STATED TASK. Each line of the material must be repeated precisely, with the pictures left out.

GIVEN INFORMATION.
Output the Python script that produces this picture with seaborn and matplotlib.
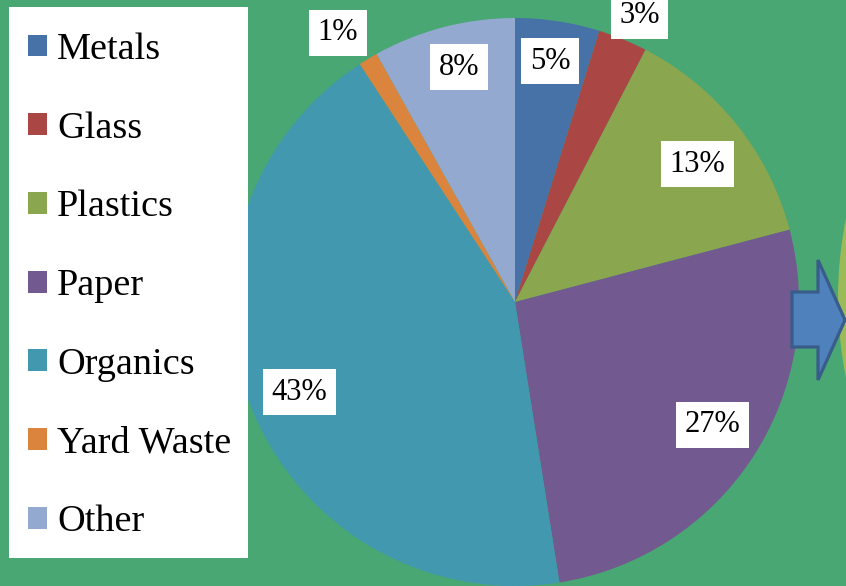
import matplotlib
matplotlib.use("Agg")
import matplotlib.pyplot as plt
import seaborn as sns
import numpy as np
from matplotlib.patches import Polygon, Circle, Rectangle

categories = ["Metals", "Glass", "Plastics", "Paper", "Organics", "Yard Waste", "Other"]
shares = [4.8, 2.8, 13.3, 26.6, 43.3, 1.1, 8.1]
label_text = ["5%", "3%", "13%", "27%", "43%", "1%", "8%"]
slice_colors = ["#4672A8", "#AA4744", "#8AA64F", "#72598F", "#4298AF", "#DB843D", "#94A9CF"]
label_dist = [0.857, 1.10, 0.805, 0.819, 0.823, 1.134, 0.85]
label_shift = [-0.3, 1.2, 1.7, -1.2, -1.6, -2.2, 1.2]  # degrees clockwise

sns.set_style("white")
plt.rcParams['font.family'] = ['Liberation Serif', 'DejaVu Serif']
plt.rcParams['text.color'] = 'black'

W, H = 846, 586
bg = "#49A773"
fig = plt.figure(figsize=(W / 100, H / 100), dpi=100)
fig.patch.set_facecolor(bg)
ax = fig.add_axes([0, 0, 1, 1])
ax.set_facecolor(bg)

cx, cy, R = 515, 302, 284


def px(x, y):
    return ((x - cx) / R, (cy - y) / R)


# partial circle at the right edge (next chart element)
ax.add_patch(Circle(px(1242, 298), 404 / R, color="#9BBB59", lw=0, zorder=0))

palette = sns.color_palette(slice_colors)
wedges, _ = ax.pie(shares, colors=palette, startangle=90, counterclock=False,
                   radius=1, center=(0, 0), wedgeprops=dict(linewidth=0), frame=True)

for w, txt, d, s in zip(wedges, label_text, label_dist, label_shift):
    th = np.deg2rad((w.theta1 + w.theta2) / 2 - s)
    ax.text(d * np.cos(th), d * np.sin(th), txt, fontsize=22, ha="center", va="center",
            color="black", zorder=5,
            bbox=dict(boxstyle="square,pad=0.28", fc="white", ec="none"))

# arrow
arrow_px = [(792, 292), (818, 292), (818, 260), (845, 320), (818, 380), (818, 347), (792, 347)]
ax.add_patch(Polygon([px(*p) for p in arrow_px], closed=True, fc="#4F81BD",
                     ec="#385D8A", lw=2.3, zorder=4))

ax.set_xlim(-cx / R, (W - cx) / R)
ax.set_ylim(-(H - cy) / R, cy / R)
ax.axis("off")

# legend box
ax.add_patch(Rectangle((9 / W, 1 - 558 / H), 239 / W, 551 / H, transform=ax.transAxes,
                       fc="white", ec="none", zorder=9, clip_on=False))
leg = ax.legend(wedges, categories, loc="upper left", bbox_to_anchor=(28 / W, 1 - 32.5 / H),
                bbox_transform=fig.transFigure, borderaxespad=0, fontsize=27.5,
                frameon=False, handlelength=0.5, handleheight=0.5, handletextpad=0.26,
                labelspacing=1.158, borderpad=0, labelcolor="black")
leg.set_zorder(10)

fig.savefig("out.png", dpi=100, facecolor=bg)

PROBLEM SOLUTION.
Output the Python script that produces this picture with seaborn and matplotlib.
import matplotlib
matplotlib.use("Agg")
import matplotlib.pyplot as plt
import seaborn as sns
import numpy as np
from matplotlib.patches import Polygon, Circle, Rectangle

categories = ["Metals", "Glass", "Plastics", "Paper", "Organics", "Yard Waste", "Other"]
shares = [4.8, 2.8, 13.3, 26.6, 43.3, 1.1, 8.1]
label_text = ["5%", "3%", "13%", "27%", "43%", "1%", "8%"]
slice_colors = ["#4672A8", "#AA4744", "#8AA64F", "#72598F", "#4298AF", "#DB843D", "#94A9CF"]
label_dist = [0.857, 1.10, 0.805, 0.819, 0.823, 1.134, 0.85]
label_shift = [-0.3, 1.2, 1.7, -1.2, -1.6, -2.2, 1.2]  # degrees clockwise

sns.set_style("white")
plt.rcParams['font.family'] = ['Liberation Serif', 'DejaVu Serif']
plt.rcParams['text.color'] = 'black'

W, H = 846, 586
bg = "#49A773"
fig = plt.figure(figsize=(W / 100, H / 100), dpi=100)
fig.patch.set_facecolor(bg)
ax = fig.add_axes([0, 0, 1, 1])
ax.set_facecolor(bg)

cx, cy, R = 515, 302, 284


def px(x, y):
    return ((x - cx) / R, (cy - y) / R)


# partial circle at the right edge (next chart element)
ax.add_patch(Circle(px(1242, 298), 404 / R, color="#9BBB59", lw=0, zorder=0))

palette = sns.color_palette(slice_colors)
wedges, _ = ax.pie(shares, colors=palette, startangle=90, counterclock=False,
                   radius=1, center=(0, 0), wedgeprops=dict(linewidth=0), frame=True)

for w, txt, d, s in zip(wedges, label_text, label_dist, label_shift):
    th = np.deg2rad((w.theta1 + w.theta2) / 2 - s)
    ax.text(d * np.cos(th), d * np.sin(th), txt, fontsize=22, ha="center", va="center",
            color="black", zorder=5,
            bbox=dict(boxstyle="square,pad=0.28", fc="white", ec="none"))

# arrow
arrow_px = [(792, 292), (818, 292), (818, 260), (845, 320), (818, 380), (818, 347), (792, 347)]
ax.add_patch(Polygon([px(*p) for p in arrow_px], closed=True, fc="#4F81BD",
                     ec="#385D8A", lw=2.3, zorder=4))

ax.set_xlim(-cx / R, (W - cx) / R)
ax.set_ylim(-(H - cy) / R, cy / R)
ax.axis("off")

# legend box
ax.add_patch(Rectangle((9 / W, 1 - 558 / H), 239 / W, 551 / H, transform=ax.transAxes,
                       fc="white", ec="none", zorder=9, clip_on=False))
leg = ax.legend(wedges, categories, loc="upper left", bbox_to_anchor=(28 / W, 1 - 32.5 / H),
                bbox_transform=fig.transFigure, borderaxespad=0, fontsize=27.5,
                frameon=False, handlelength=0.5, handleheight=0.5, handletextpad=0.26,
                labelspacing=1.158, borderpad=0, labelcolor="black")
leg.set_zorder(10)

fig.savefig("out.png", dpi=100, facecolor=bg)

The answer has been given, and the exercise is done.